-- Start Data block --

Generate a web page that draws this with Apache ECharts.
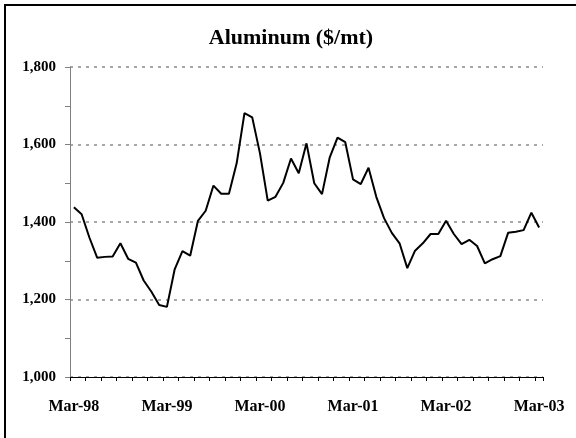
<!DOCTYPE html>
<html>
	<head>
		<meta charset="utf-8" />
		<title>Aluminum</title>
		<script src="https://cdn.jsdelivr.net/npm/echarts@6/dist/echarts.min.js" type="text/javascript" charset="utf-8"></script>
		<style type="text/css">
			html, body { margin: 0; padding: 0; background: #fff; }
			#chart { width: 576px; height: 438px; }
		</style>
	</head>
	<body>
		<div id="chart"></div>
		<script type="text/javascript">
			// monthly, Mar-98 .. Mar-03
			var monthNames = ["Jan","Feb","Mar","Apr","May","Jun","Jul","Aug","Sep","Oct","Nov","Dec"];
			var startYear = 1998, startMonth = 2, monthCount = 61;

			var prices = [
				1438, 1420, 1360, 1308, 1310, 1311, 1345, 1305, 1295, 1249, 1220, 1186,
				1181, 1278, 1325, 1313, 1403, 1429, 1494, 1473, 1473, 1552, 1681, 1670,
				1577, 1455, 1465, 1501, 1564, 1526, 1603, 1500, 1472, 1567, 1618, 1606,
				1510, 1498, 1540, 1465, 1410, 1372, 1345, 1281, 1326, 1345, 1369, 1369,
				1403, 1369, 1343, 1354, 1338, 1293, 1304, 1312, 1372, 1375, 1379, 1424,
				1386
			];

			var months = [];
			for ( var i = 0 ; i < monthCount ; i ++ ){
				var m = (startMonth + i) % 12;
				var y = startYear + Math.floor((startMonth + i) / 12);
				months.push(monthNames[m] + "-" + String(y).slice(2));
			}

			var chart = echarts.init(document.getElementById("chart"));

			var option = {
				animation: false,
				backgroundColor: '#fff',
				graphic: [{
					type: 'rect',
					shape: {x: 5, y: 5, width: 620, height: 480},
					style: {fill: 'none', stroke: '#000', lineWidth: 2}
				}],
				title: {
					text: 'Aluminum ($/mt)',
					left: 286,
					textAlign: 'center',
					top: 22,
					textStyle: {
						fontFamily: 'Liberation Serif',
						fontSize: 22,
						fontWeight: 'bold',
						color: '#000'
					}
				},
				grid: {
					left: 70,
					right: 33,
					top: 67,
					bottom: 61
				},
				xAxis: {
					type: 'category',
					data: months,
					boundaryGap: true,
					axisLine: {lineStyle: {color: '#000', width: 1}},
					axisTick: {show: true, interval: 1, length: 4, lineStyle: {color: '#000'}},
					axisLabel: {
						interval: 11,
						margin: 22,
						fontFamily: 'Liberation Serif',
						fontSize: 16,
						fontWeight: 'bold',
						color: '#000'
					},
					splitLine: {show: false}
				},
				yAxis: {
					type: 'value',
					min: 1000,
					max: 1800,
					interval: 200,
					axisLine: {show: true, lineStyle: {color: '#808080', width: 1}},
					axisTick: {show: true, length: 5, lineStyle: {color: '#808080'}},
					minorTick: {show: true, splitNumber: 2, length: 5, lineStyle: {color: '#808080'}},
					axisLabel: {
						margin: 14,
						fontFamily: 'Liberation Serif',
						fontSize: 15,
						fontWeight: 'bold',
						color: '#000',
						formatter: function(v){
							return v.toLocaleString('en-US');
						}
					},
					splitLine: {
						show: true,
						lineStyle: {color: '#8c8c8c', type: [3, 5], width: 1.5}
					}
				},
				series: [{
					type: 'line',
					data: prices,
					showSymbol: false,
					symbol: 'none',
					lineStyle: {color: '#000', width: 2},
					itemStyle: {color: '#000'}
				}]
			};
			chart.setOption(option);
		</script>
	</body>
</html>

-- End Data block --

Goal | Copy nothing but the lines from the top of the data down to the line containing "var startYear = 1998, startMonth", and leave the pictures out.

Output of the exercise |
Generate a web page that draws this with Apache ECharts.
<!DOCTYPE html>
<html>
	<head>
		<meta charset="utf-8" />
		<title>Aluminum</title>
		<script src="https://cdn.jsdelivr.net/npm/echarts@6/dist/echarts.min.js" type="text/javascript" charset="utf-8"></script>
		<style type="text/css">
			html, body { margin: 0; padding: 0; background: #fff; }
			#chart { width: 576px; height: 438px; }
		</style>
	</head>
	<body>
		<div id="chart"></div>
		<script type="text/javascript">
			// monthly, Mar-98 .. Mar-03
			var monthNames = ["Jan","Feb","Mar","Apr","May","Jun","Jul","Aug","Sep","Oct","Nov","Dec"];
			var startYear = 1998, startMonth = 2, monthCount = 61;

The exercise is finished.